Include the line with "const X_MAX = 5380;" and every line before it in the entries below, echoed exactly, but not the pictures.

Entries with chart source code:
-.-.-
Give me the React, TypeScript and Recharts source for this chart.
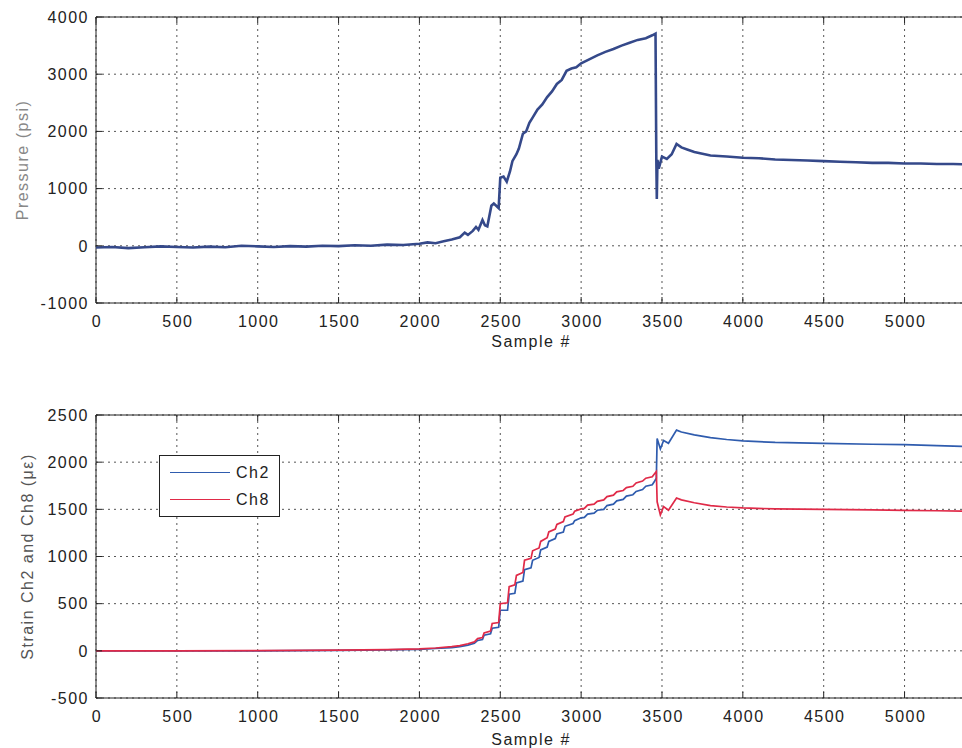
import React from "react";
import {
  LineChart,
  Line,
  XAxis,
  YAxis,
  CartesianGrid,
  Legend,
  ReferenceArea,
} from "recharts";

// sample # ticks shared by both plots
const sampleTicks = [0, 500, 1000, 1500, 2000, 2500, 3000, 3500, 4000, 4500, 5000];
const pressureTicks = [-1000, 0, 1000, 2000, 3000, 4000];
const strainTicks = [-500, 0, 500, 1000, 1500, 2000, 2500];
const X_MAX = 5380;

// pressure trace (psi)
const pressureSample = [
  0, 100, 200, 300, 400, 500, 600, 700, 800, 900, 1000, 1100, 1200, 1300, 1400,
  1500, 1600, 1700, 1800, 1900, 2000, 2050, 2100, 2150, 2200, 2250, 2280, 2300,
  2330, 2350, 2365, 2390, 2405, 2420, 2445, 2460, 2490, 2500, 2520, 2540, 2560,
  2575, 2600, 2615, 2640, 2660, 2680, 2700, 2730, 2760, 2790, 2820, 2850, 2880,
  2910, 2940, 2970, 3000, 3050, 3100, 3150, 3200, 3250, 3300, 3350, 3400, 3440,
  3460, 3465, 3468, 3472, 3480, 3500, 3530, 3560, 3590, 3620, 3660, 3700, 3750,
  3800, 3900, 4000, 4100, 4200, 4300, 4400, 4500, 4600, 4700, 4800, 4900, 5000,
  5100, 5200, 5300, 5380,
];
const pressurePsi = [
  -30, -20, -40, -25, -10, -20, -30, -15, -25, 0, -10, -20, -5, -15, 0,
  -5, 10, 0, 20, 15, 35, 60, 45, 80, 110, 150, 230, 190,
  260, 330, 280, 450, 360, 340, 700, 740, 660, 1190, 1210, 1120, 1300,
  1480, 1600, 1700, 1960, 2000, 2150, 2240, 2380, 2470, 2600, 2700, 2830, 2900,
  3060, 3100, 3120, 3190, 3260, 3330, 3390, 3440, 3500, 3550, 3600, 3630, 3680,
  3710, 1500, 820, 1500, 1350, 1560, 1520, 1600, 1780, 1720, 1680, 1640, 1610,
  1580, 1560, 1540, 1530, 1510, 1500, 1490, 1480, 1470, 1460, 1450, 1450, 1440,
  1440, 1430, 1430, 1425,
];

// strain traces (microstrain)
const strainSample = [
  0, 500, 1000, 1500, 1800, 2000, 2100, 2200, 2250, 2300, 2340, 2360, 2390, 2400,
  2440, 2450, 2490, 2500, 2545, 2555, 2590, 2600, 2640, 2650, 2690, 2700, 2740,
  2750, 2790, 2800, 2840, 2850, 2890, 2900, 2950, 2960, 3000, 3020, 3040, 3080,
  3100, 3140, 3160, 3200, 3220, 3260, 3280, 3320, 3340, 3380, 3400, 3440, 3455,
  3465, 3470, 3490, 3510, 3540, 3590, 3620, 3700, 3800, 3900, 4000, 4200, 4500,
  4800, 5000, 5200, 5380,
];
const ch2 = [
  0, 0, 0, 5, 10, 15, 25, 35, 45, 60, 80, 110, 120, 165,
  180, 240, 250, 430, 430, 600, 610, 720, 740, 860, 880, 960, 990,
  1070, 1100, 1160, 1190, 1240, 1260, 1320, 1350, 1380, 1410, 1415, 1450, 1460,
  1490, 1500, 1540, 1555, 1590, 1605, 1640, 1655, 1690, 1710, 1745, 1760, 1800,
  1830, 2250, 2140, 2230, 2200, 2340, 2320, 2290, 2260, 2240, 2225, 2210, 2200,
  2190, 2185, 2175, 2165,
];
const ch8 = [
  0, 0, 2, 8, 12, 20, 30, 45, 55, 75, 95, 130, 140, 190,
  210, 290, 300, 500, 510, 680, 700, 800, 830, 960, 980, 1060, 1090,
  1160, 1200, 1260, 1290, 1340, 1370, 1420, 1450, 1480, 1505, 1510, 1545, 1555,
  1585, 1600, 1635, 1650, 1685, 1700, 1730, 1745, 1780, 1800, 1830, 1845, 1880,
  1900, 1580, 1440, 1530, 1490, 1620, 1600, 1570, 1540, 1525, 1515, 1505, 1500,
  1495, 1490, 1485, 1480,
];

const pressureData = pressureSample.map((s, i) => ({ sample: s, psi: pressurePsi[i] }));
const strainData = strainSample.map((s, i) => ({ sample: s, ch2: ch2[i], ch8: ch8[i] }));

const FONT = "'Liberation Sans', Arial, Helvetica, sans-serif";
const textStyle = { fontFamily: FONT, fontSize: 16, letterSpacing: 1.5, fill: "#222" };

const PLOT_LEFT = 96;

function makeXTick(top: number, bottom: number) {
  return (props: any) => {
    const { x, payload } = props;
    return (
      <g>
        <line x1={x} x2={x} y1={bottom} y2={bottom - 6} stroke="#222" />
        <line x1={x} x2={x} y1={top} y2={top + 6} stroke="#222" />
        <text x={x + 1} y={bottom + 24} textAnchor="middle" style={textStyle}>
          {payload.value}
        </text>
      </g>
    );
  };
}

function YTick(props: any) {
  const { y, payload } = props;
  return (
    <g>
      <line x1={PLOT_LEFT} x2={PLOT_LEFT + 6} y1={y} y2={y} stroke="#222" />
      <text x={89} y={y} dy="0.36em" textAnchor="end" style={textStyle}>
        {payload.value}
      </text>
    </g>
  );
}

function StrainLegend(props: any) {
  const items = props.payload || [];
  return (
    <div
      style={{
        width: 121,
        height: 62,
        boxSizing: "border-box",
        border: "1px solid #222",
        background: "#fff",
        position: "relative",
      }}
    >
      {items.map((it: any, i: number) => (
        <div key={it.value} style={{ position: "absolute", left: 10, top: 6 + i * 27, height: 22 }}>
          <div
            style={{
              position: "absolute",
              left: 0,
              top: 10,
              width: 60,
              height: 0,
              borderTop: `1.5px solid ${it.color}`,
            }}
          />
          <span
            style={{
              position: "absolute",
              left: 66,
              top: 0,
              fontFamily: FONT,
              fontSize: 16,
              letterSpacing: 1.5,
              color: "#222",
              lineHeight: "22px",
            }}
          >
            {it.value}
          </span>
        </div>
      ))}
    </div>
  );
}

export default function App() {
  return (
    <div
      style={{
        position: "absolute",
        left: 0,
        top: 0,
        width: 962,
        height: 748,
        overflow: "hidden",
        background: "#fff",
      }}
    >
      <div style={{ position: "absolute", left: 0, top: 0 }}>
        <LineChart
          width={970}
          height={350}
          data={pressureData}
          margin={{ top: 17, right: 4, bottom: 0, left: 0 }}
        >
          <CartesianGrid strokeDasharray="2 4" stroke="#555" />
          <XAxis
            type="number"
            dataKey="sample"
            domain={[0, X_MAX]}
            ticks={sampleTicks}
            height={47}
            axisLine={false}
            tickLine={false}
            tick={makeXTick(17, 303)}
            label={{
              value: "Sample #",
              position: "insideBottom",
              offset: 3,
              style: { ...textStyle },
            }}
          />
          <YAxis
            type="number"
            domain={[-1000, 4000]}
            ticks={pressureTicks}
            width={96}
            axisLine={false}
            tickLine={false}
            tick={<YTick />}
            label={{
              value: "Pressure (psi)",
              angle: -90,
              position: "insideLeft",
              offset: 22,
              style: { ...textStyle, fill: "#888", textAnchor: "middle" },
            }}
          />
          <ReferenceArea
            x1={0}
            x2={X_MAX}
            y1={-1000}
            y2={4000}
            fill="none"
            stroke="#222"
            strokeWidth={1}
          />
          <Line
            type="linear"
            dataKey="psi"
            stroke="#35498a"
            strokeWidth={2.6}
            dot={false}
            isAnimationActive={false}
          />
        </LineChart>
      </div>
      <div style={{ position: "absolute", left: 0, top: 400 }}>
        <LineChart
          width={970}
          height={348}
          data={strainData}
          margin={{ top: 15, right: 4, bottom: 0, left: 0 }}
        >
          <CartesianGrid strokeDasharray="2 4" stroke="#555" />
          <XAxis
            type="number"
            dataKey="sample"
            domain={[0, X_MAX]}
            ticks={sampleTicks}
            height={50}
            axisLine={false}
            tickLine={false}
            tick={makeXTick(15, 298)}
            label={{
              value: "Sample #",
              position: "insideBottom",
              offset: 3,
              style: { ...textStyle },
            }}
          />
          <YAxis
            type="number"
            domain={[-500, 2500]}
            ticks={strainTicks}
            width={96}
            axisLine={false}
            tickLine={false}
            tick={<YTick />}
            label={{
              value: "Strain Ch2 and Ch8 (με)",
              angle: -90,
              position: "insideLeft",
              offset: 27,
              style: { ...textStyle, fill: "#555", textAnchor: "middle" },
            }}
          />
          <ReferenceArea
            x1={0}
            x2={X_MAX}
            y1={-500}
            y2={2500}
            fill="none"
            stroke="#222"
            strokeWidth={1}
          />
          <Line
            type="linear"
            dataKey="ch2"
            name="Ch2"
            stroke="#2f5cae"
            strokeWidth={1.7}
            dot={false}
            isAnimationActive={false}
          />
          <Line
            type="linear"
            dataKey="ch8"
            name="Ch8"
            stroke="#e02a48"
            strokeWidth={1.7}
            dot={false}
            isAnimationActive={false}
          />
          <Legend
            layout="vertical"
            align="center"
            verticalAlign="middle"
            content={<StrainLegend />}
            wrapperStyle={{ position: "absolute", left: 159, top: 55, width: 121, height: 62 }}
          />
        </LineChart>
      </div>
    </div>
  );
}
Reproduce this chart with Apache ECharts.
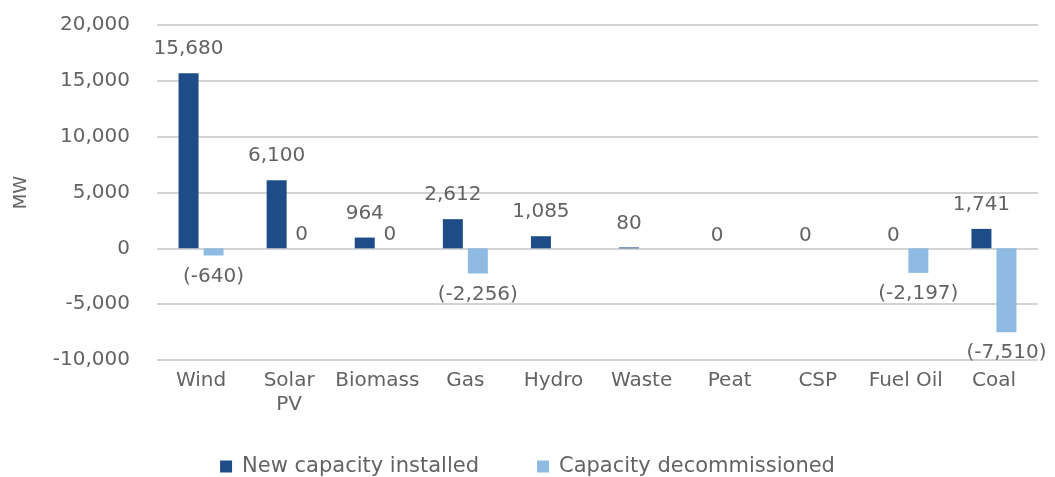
-.-.-
# Result of the task
Give me the React, TypeScript and Recharts source for this chart.
import React from "react";
import {
  LineChart,
  Line,
  XAxis,
  YAxis,
  CartesianGrid,
  Legend,
  ReferenceArea,
} from "recharts";

// sample # ticks shared by both plots
const sampleTicks = [0, 500, 1000, 1500, 2000, 2500, 3000, 3500, 4000, 4500, 5000];
const pressureTicks = [-1000, 0, 1000, 2000, 3000, 4000];
const strainTicks = [-500, 0, 500, 1000, 1500, 2000, 2500];
const X_MAX = 5380;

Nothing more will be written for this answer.